Zawodnicy, którzy będą bronić barw rybnickiej drużyny w przyszłym sezonie, odwiedzili dzieci w szpitalu. Jako Mikołaje.
Zielono-czarne Mikołajki 2016. Pod takim hasłem odbyła się akcja przygotowana przez żużlowy klub z Rybnika. Już w ubiegłym roku rybniccy żużlowcy odwiedzili dzieciaki leżące na oddziale pediatrii Szpitala Wojewódzkiego w Rybniku. W tym roku było podobnie. – Zbliża się okres świąteczny, dziś mamy Mikołajki, fajnie więc wziąć udział w takiej akcji. Dzieci mają frajdę, ale my także czerpiemy z tego wiele przyjemności. Generalnie jest bardzo wesoło. Mam nadzieję, że dla tych, których odwiedziliśmy, była to jakaś atrakcja.
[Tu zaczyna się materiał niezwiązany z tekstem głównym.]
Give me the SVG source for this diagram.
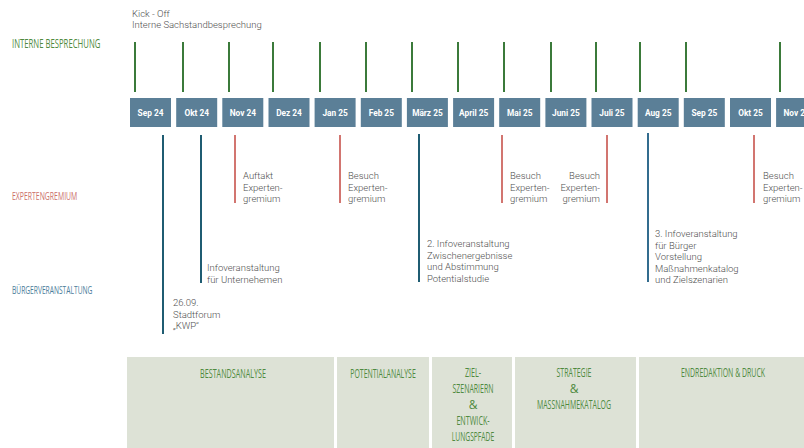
<svg xmlns="http://www.w3.org/2000/svg" width="804" height="448" viewBox="0 0 804 448">
<style>
.t{font-family:Roboto,"Liberation Sans",sans-serif;font-size:9.5px;font-weight:300;fill:#505050}
.m{font-family:Roboto,"Liberation Sans",sans-serif;font-size:8.3px;font-weight:700;fill:#ffffff;text-anchor:middle}
.mb{fill:#5b7f97}
.hd{font-family:"Open Sans","Liberation Sans",sans-serif;text-transform:uppercase;font-weight:400}
.ph{fill:#dde2d6}
.pt{font-family:"Open Sans","Liberation Sans",sans-serif;text-transform:uppercase;font-size:12px;fill:#4f8a40;text-anchor:middle}
.g{stroke:#3b7a3a;stroke-width:2}
.r{stroke:#d27570;stroke-width:2}
.b{stroke:#1f5c72;stroke-width:2}
.b2{stroke:#336c8e;stroke-width:2}
</style>
<rect width="804" height="448" fill="#ffffff"/>
<g id="labels">
<text class="hd" transform="translate(12,48) scale(0.62,1)" font-size="12.5" fill="#4f8a40">Interne Besprechung</text>
<text class="hd" transform="translate(12,200) scale(0.6,1)" font-size="11.5" fill="#cc706a">Expertengremium</text>
<text class="hd" transform="translate(12,294) scale(0.58,1)" font-size="11.5" fill="#4b7d9a">Bürgerveranstaltung</text>
</g>
<g id="kickoff">
<text class="t" x="132" y="17">Kick - Off</text>
<text class="t" x="132" y="28">Interne Sachstandbesprechung</text>
</g>
<g id="connectors">
<line class="g" x1="135" y1="42" x2="135" y2="92"/>
<line class="g" x1="183" y1="42" x2="183" y2="92"/>
<line class="g" x1="229" y1="42" x2="229" y2="92"/>
<line class="g" x1="273" y1="42" x2="273" y2="92"/>
<line class="g" x1="320" y1="42" x2="320" y2="92"/>
<line class="g" x1="366" y1="42" x2="366" y2="92"/>
<line class="g" x1="412" y1="42" x2="412" y2="92"/>
<line class="g" x1="458" y1="42" x2="458" y2="92"/>
<line class="g" x1="504" y1="42" x2="504" y2="92"/>
<line class="g" x1="551" y1="42" x2="551" y2="92"/>
<line class="g" x1="596" y1="42" x2="596" y2="92"/>
<line class="g" x1="640" y1="42" x2="640" y2="92"/>
<line class="g" x1="686" y1="42" x2="686" y2="92"/>
<line class="g" x1="780" y1="42" x2="780" y2="92"/>
<line class="b" x1="163" y1="135" x2="163" y2="334"/>
<line class="b" x1="201" y1="135" x2="201" y2="283"/>
<line class="r" x1="235" y1="135" x2="235" y2="203"/>
<line class="r" x1="340" y1="135" x2="340" y2="203"/>
<line class="b" x1="419" y1="134" x2="419" y2="282"/>
<line class="r" x1="502" y1="135" x2="502" y2="203"/>
<line class="r" x1="607" y1="135" x2="607" y2="203"/>
<line class="b2" x1="648" y1="133" x2="648" y2="282"/>
<line class="r" x1="754" y1="135" x2="754" y2="203"/>
</g>
<g id="months">
<rect class="mb" x="130" y="98" width="41" height="29"/><text class="m" x="150.5" y="116">Sep 24</text>
<rect class="mb" x="176.2" y="98" width="41" height="29"/><text class="m" x="196.7" y="116">Okt 24</text>
<rect class="mb" x="222.3" y="98" width="41" height="29"/><text class="m" x="242.8" y="116">Nov 24</text>
<rect class="mb" x="268.5" y="98" width="41" height="29"/><text class="m" x="289" y="116">Dez 24</text>
<rect class="mb" x="314.6" y="98" width="41" height="29"/><text class="m" x="335.1" y="116">Jan 25</text>
<rect class="mb" x="360.8" y="98" width="41" height="29"/><text class="m" x="381.3" y="116">Feb 25</text>
<rect class="mb" x="406.9" y="98" width="41" height="29"/><text class="m" x="427.4" y="116">März 25</text>
<rect class="mb" x="453.1" y="98" width="41" height="29"/><text class="m" x="473.6" y="116">April 25</text>
<rect class="mb" x="499.2" y="98" width="41" height="29"/><text class="m" x="519.7" y="116">Mai 25</text>
<rect class="mb" x="545.4" y="98" width="41" height="29"/><text class="m" x="565.9" y="116">Juni 25</text>
<rect class="mb" x="591.5" y="98" width="41" height="29"/><text class="m" x="612" y="116">Juli 25</text>
<rect class="mb" x="637.7" y="98" width="41" height="29"/><text class="m" x="658.2" y="116">Aug 25</text>
<rect class="mb" x="683.8" y="98" width="41" height="29"/><text class="m" x="704.3" y="116">Sep 25</text>
<rect class="mb" x="730" y="98" width="41" height="29"/><text class="m" x="750.5" y="116">Okt 25</text>
<rect class="mb" x="776.1" y="98" width="41" height="29"/><text class="m" x="796.6" y="116">Nov 25</text>
</g>
<g id="ev-stadtforum">
<text class="t" x="173" y="306">26.09.</text>
<text class="t" x="173" y="317.5">Stadtforum</text>
<text class="t" x="173" y="329">„KWP“</text>
</g>
<g id="ev-unternehmen">
<text class="t" x="207" y="271">Infoveranstaltung</text>
<text class="t" x="207" y="282.5">für Unternehemen</text>
</g>
<g id="ev-auftakt">
<text class="t" x="243" y="179">Auftakt</text>
<text class="t" x="243" y="190.5">Experten-</text>
<text class="t" x="243" y="202">gremium</text>
</g>
<g id="ev-besuch-jan">
<text class="t" x="348" y="179">Besuch</text>
<text class="t" x="348" y="190.5">Experten-</text>
<text class="t" x="348" y="202">gremium</text>
</g>
<g id="ev-info2">
<text class="t" x="427" y="247">2. Infoveranstaltung</text>
<text class="t" x="427" y="258.5">Zwischenergebnisse</text>
<text class="t" x="427" y="270">und Abstimmung</text>
<text class="t" x="427" y="281.5">Potentialstudie</text>
</g>
<g id="ev-besuch-mai">
<text class="t" x="510" y="179">Besuch</text>
<text class="t" x="510" y="190.5">Experten-</text>
<text class="t" x="510" y="202">gremium</text>
</g>
<g id="ev-besuch-juli" text-anchor="end">
<text class="t" x="600" y="179">Besuch</text>
<text class="t" x="600" y="190.5">Experten-</text>
<text class="t" x="600" y="202">gremium</text>
</g>
<g id="ev-info3">
<text class="t" x="655" y="237">3. Infoveranstaltung</text>
<text class="t" x="655" y="248.5">für Bürger</text>
<text class="t" x="655" y="260">Vorstellung</text>
<text class="t" x="655" y="271.5">Maßnahmenkatalog</text>
<text class="t" x="655" y="283">und Zielszenarien</text>
</g>
<g id="ev-besuch-okt">
<text class="t" x="763" y="179">Besuch</text>
<text class="t" x="763" y="190.5">Experten-</text>
<text class="t" x="763" y="202">gremium</text>
</g>
<g id="ph-bestand">
<rect class="ph" x="127" y="357" width="207" height="91"/>
<text class="pt" transform="translate(233,378) scale(0.6,1)">Bestandsanalyse</text>
</g>
<g id="ph-potential">
<rect class="ph" x="337" y="357" width="92" height="91"/>
<text class="pt" transform="translate(383,378) scale(0.58,1)">Potentialanalyse</text>
</g>
<g id="ph-ziel">
<rect class="ph" x="432" y="357" width="80" height="91"/>
<text class="pt" transform="translate(473,377) scale(0.6,1)">Ziel-</text>
<text class="pt" transform="translate(473,393) scale(0.58,1)">szenariern</text>
<text class="pt" x="473" y="409">&amp;</text>
<text class="pt" transform="translate(473,425) scale(0.6,1)">Entwick-</text>
<text class="pt" transform="translate(473,441) scale(0.56,1)">lungspfade</text>
</g>
<g id="ph-strategie">
<rect class="ph" x="515" y="357" width="121" height="91"/>
<text class="pt" transform="translate(574,377) scale(0.58,1)">Strategie</text>
<text class="pt" x="574" y="393">&amp;</text>
<text class="pt" transform="translate(574,409) scale(0.58,1)">Maßnahmekatalog</text>
</g>
<g id="ph-endredaktion">
<rect class="ph" x="639" y="357" width="165" height="91"/>
<text class="pt" transform="translate(723,377) scale(0.58,1)">Endredaktion &amp; Druck</text>
</g>
</svg>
Klub zadbał o prezenty dla nich, ogólnie więc oceniam to jako coś bardzo pozytywnego – powiedział żużlowiec Damian Baliński, który przyjechał z Tobiaszem Musielakiem specjalnie, aby wziąć udział w Zielono-czarnych Mikołajkach.
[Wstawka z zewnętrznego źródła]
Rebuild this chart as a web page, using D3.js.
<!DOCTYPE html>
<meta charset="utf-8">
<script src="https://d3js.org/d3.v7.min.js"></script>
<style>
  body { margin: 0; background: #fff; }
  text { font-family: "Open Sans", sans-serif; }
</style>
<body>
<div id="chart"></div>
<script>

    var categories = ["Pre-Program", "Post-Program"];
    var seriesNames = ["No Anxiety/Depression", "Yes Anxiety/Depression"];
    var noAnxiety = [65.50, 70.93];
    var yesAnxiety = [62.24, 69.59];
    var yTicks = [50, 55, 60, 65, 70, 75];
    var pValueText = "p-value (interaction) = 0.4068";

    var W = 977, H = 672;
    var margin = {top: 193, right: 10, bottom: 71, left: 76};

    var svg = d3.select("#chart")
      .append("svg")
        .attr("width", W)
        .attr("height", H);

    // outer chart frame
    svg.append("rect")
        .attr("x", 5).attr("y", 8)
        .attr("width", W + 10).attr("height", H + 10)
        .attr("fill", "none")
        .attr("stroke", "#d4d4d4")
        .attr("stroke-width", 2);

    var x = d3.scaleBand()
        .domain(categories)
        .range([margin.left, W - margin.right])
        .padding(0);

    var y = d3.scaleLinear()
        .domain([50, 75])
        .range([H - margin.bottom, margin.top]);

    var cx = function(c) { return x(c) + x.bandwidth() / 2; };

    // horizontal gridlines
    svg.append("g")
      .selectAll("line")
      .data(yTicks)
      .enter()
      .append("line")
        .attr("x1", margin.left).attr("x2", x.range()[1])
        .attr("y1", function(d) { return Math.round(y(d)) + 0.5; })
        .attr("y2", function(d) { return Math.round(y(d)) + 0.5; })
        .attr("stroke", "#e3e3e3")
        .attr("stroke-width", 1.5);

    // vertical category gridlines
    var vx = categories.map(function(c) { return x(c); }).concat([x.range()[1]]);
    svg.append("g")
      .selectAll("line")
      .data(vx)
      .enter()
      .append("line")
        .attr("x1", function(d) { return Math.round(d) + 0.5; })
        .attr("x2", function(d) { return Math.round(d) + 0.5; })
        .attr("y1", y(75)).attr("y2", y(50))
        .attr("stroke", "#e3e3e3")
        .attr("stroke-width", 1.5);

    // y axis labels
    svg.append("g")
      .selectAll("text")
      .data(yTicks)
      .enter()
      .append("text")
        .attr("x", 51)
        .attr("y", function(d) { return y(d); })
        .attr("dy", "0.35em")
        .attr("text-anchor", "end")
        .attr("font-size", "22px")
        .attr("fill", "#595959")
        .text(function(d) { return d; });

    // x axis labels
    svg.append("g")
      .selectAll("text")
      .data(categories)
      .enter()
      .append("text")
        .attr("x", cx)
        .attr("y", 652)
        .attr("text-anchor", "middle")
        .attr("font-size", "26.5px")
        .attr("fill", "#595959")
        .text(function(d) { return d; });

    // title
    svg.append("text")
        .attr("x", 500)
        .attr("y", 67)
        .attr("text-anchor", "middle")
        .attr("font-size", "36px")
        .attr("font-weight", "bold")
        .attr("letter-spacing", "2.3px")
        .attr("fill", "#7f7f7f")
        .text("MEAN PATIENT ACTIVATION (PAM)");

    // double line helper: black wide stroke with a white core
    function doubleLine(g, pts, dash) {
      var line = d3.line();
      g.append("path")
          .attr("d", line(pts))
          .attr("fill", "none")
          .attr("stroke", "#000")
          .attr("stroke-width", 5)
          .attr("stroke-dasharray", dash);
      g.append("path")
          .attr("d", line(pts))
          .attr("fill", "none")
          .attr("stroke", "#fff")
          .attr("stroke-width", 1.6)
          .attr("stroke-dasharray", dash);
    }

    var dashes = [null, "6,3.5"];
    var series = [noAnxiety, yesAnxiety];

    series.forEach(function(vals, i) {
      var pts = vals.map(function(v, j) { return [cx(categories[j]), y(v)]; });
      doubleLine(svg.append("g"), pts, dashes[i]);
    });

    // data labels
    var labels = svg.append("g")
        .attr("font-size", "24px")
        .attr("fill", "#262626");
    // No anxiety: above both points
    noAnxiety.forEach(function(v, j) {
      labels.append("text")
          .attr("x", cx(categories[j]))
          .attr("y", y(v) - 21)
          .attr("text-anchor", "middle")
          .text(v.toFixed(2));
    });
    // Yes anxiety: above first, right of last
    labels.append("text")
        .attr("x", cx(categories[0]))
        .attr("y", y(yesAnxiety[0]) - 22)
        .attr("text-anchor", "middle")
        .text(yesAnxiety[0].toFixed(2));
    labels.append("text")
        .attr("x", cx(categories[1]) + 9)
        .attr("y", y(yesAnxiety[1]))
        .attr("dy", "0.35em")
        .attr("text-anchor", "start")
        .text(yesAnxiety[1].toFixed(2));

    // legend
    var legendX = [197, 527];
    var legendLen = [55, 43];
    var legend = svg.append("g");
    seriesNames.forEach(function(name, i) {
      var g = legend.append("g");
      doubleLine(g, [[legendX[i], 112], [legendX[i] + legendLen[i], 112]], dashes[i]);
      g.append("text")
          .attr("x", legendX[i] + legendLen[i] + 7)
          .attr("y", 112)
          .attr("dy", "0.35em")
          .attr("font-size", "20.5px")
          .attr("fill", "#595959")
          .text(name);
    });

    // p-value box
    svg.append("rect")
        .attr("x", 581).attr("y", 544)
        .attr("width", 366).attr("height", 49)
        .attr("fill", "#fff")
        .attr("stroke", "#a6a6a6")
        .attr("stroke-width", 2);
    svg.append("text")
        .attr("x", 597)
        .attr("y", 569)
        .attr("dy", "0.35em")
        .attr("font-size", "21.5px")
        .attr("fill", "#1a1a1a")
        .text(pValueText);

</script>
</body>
W akcję zaangażowani byli także Rafał Szombierski, Kacper Woryna, Robert Chmiel, trener Mirosław Korbel i czwórka młodych żużlowców, którzy w tym roku zdali licencję. – Dzieciaki dostały od nas prezenty, którymi były zestawy gadżetów klubowych. Te spotkania to także okazja do zdjęć i rozmów – mówi Krzysztof Mrozek, prezes rybnickiego klubu.
Oprócz szpitala – żużlowcy wraz z działaczami odwiedzili także dom dziecka, udali się również do prezydenta Rybnika. Ostatnią częścią akcji było odwiedzenie dziesięciu, wytypowanych rodzin.